Karim Abdulla, of Finnerty Osterreicher & Abdulla, said Thursday’s release “underscores the fact that ESD’s initial denial of access was and is insupportable, and that Investigative Post should have never been required to file a lawsuit to have the information released.”
The lawsuit, filed Dec. 1 in state Supreme Court, sought the release of two studies commissioned by Pegula Sports and Entertainment and shared with Empire State Development, an arm of state government controlled by the governor.
One study considered the economic impact of the Bills, Sabres and other companies in Buffalo and Rochester owned by Terry and Kim Pegula. That study appears to have been released Thursday.
The other study considered costs and options for a new stadium in Orchard Park and downtown Buffalo, and renovation of the team’s current home in Orchard Park. It’s unclear whether another document posted on ESD’s website fulfills our FOI request.
The agency’s press office on Thursday failed to respond to inquires from Investigative Post about the documents released.
In our lawsuit and supporting documents, we challenged ESD’s original determination that the records were not public. We argued that disclosure would not impede negotiations because Pegula Sports and Entertainment has already shared the two studies with ESD. The only people being kept in the dark are taxpayers, who are expected to be asked to invest up to $1 billion in a new stadium.
“Releasing the studies will not impair a contract award because there are no competitors involved in the stadium negotiations,” our lawsuit contends.
The manner in which the state disclosed the documents follows a strategy used when governments or corporations want to downplay the release of information. In this case, no announcement was made. Rather, a page on ESD’s website was added with a nondescript headline, followed by links to the documents.
Although Investigative Post filed FOI requests for the reports, then filed the lawsuit seeking their disclosure, the Hochul administration did not provide us the documents, but rather left it up to us to find them on ESD’s website.
After posting links to the documents, an attorney for ESD contacted Higgins, one of our attorneys, asking us to drop the lawsuit. It is unclear, however, whether ESD has released all the documents we are seeking in their entirety.

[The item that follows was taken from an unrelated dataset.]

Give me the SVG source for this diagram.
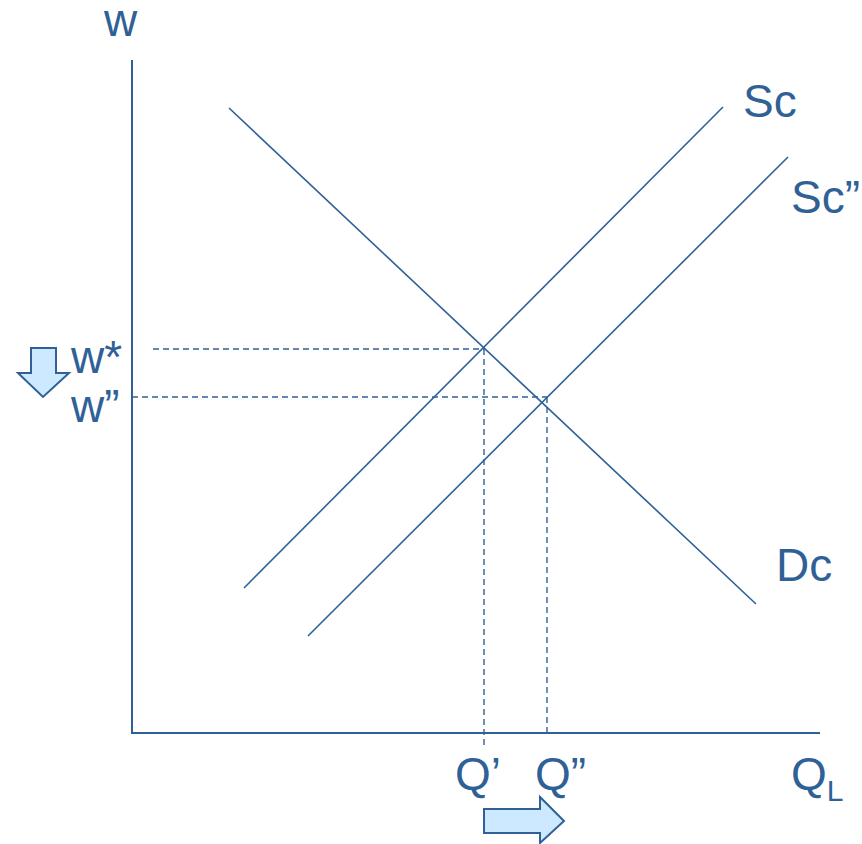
<svg xmlns="http://www.w3.org/2000/svg" width="862" height="844" viewBox="0 0 862 844">
<style>
.ax{stroke:#2f6196;stroke-width:2;fill:none}
.cv{stroke:#2f6196;stroke-width:1.6;fill:none}
.dash{stroke:#2f6196;stroke-width:1.4;stroke-dasharray:6,4;fill:none}
.lbl{font-family:"Liberation Sans",Arial,sans-serif;font-size:46px;fill:#2f6196}
.arr{fill:#cce9ff;stroke:#2f6196;stroke-width:2}
</style>
<rect width="862" height="844" fill="#fff"/>
<g id="connectors">
<line class="ax" x1="132" y1="60" x2="132" y2="734"/>
<line class="ax" x1="131" y1="733" x2="820" y2="733"/>
<line class="cv" x1="229" y1="108" x2="756" y2="604"/>
<line class="cv" x1="244" y1="588" x2="723" y2="107"/>
<line class="cv" x1="308" y1="636" x2="788" y2="157"/>
<line class="dash" x1="153" y1="349" x2="484" y2="349"/>
<line class="dash" x1="484" y1="349" x2="484" y2="748"/>
<line class="dash" x1="132" y1="397" x2="547" y2="397"/>
<line class="dash" x1="547" y1="397" x2="547" y2="733"/>
</g>
<g id="axis-w"><text class="lbl" x="104" y="36">w</text></g>
<g id="label-Sc"><text class="lbl" x="743" y="117">Sc</text></g>
<g id="label-Sc2"><text class="lbl" x="791" y="213">Sc”</text></g>
<g id="label-Dc"><text class="lbl" x="776" y="581">Dc</text></g>
<g id="label-wstar"><text class="lbl" x="71" y="373">w*</text></g>
<g id="label-w2"><text class="lbl" x="71" y="422">w”</text></g>
<g id="label-Q1"><text class="lbl" x="455" y="790">Q’</text></g>
<g id="label-Q2"><text class="lbl" x="535" y="790">Q”</text></g>
<g id="axis-QL"><text class="lbl" x="791" y="790">Q<tspan font-size="30" dy="11">L</tspan></text></g>
<g id="arrow-down"><path class="arr" d="M31,348 H56 V373 H69 L43,397 L18,373 H31 Z"/></g>
<g id="arrow-right"><path class="arr" d="M484,809 H540 V797 L564,821 L540,843 V833 H484 Z"/></g>
</svg>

Furthermore, the documents were released on a day when public attention isn’t focused on the news: It’s two days before Christmas. Likewise, governments often release information late on a Friday or over the weekend, when interest in the news often wanes, or on especially busy news days when other stories capture headlines. For example, the state released its own study of stadium options on election day this November.
Erie County is also refusing to release a document requested by Investigative Post under the FOI Law. At issue is an engineering study of Highmark Stadium, the team’s current home. After the study was completed earlier this year, County Executive Mark Poloncarz said renovating the stadium would be cost prohibitive. Investigative Post requested a copy of the engineering report in a FOI request; the county responded by releasing the 235-page report redacted almost in its entirety.
The county said releasing details about the stadium could “endanger the life or safety of any person who enters the stadium.” The county also said releasing the engineering study would “impair an imminent contract award” in light of ongoing stadium negotiations.
Investigative Post is contemplating legal action seeking release of that study.